While there are parallels between 1933 and 2009, we are not nearly in the state of economic crisis that faced FDR as he entered his Presidency. Most notably in 1933, the bank system was effectively frozen, unemployment was near 25%, and GNP over the course of three years had fallen by close to 25%. Clearly, President Obama does not face an economic crisis of the same magnitude that enabled FDR to get broad legislative support for his initiatives, but Obama’s recovery bill, The American Recovery and Reinvestment Bill of 2009, which now amounts to over $825BN seems likely to get passed in the first few weeks of his Presidency.

The final key component to FDR’s success in his first 100 days was a willingness to be intellectually and ideological flexible in looking for and adopting solutions to the economic crisis. As Margaret Ferguson of the Indianoplis Star recently wrote:

“ Roosevelt's greatest strength was that he offered solutions but avoided ideological grandstanding. If a program failed, Roosevelt did not hesitate to reject it and move on.”

Obama has already shown a flexible willingness to work across party lines, which has been emphasized by consistent outreach to his former Presidential Rival, Senator McCain.

It seems likely that Obama’s predecessor, President Bush, saved Obama the unpopular requirement of bailing out the nation’s banking system, although there is some likelihood, at least based on how the stocks of Citigroup (down -18% as of 3pm today) and Bank of America (down -21% as of 3pm today) are trading, that more capital is required. Generally speaking though, Obama now has the opportunity to implement change, which is manifested in his recovery plan to promote a more broad based consumer led recovery, but he has retained the flexibility to tweak this plan as needed.

In his first week of office, FDR left the White House, partly as a shot at his predecessor Hoover who famously told FDR that the President visits no one, and paid a call on retired Supreme Court Justice Oliver Wendell Holmes on the occasion of his 92nd birthday.

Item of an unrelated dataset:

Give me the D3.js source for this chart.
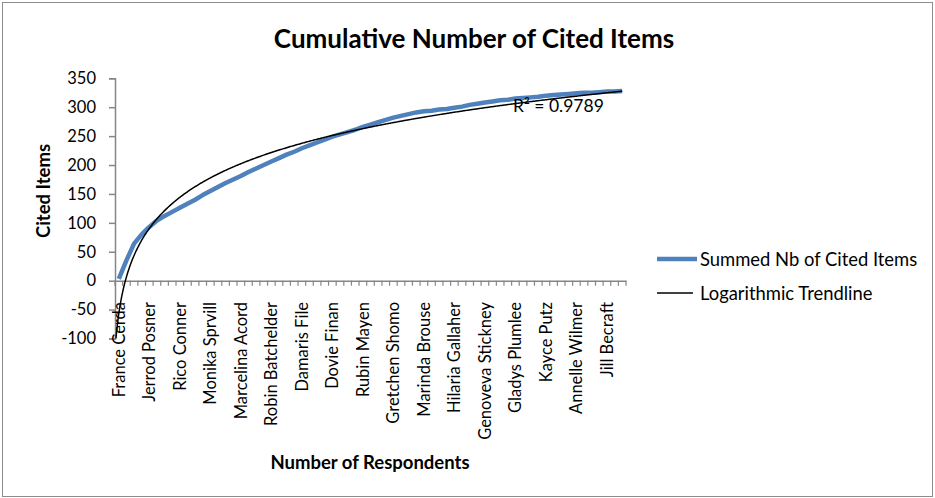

According to his former clerks Tommy Corcoran and Donald Hiss, Holmes told the President:

“You are in a war, Mr. President, and in a war there is only one rule, “Form your battalion and fight.”

President Obama has followed this advice well. He has formed a solid economic battalion in the way of Summers, Geithner, and Volcker (to name three) and is charging forward with a large and broad based recovery plan. Even the most partisan of Republicans will have a hard time not supporting President Obama over the next 100 days.